Un petit bilan comptable démontre que les hebdomadaires nationaux croulent sous la publicité. (...)

En fonction du poids des recettes publicitaires dans leur chiffre d’affaires, les médias se retrouvent ainsi plus ou moins dépendants d’annonceurs qui peuvent dès lors, si ce n’est jouer directement les censeurs [5], du moins compter sur l’autocensure des rédactions. Quelle latitude les journalistes ont-ils pour mener à bien des enquêtes auprès des principaux annonceurs de leurs médias ? Quelles facilités et quels moyens ont-ils pour enquêter sur le secteur de la communication et de la publicité ? Et plus généralement, dans quelle mesure la nécessité de maximiser l’audimat ou de sélectionner une audience solvable (les fameuses CSP+) dans le seul but de séduire les annonceurs, empiète-t-elle sur les choix éditoriaux des rédactions ? (...)

quand une entreprise ou un élu local refusent de diffuser des annonces dans un média régional trop critique à leurs égards, le journal crie au scandale et brandit aussitôt le slogan, usé jusqu’à la corde, de la liberté de la presse [6]. Mais de quelle liberté s’agit-il ? Celle de vivre sous intraveineuse publicitaire, à la merci de tous les pouvoirs, politiques, administratifs et économiques locaux ? (...)

Que faire alors pour briser cette chaîne qui relie le capital et l’information ? Nous pouvons ainsi relayer quelques propositions avancées :

 Mettre en œuvre une taxe auprès des fournisseurs d’accès à Internet qui diffusent des contenus gratuits en faisant payer en réalité le consommateur final.

 Dans la même lignée, instaurer une taxe auprès des moteurs de recherche qui existent grâce aux contenus qu’ils proposent.

 Proposer de mettre en place un système de financement global des médias d’information (et pas seulement de la presse), en mutualisant un pan entier de la chaîne de production (éditions, transports, flux, locaux d’enregistrements, maquettes, etc.) et en établissant un impôt ou un prélèvement spécifique. [10]

Mais, de manière plus globale, il faut avoir à l’esprit que l’information à un coût. Elle nécessite travail, enquête, logistique, etc., et ne peut être « gratuite » : la gratuité est un leurre. (...)

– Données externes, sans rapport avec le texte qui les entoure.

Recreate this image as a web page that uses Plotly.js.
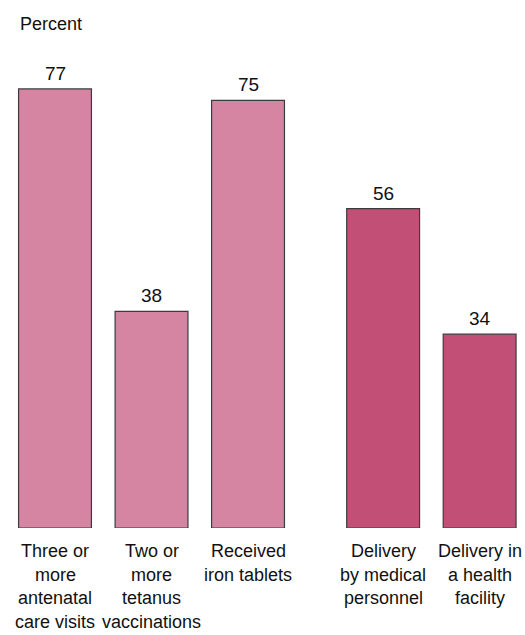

des lecteurs ne veulent plus payer pour lire ce qu’ils ont déjà lu, vu ou entendu ailleurs, et qui est repris partout, dans le grand recyclage circulaire de l’information : une information trop souvent bâclée, brouillonne, sans intérêt, voire fausse…

L’information à un coût. Il importe donc qu’elle ait un prix. Le prix de la qualité.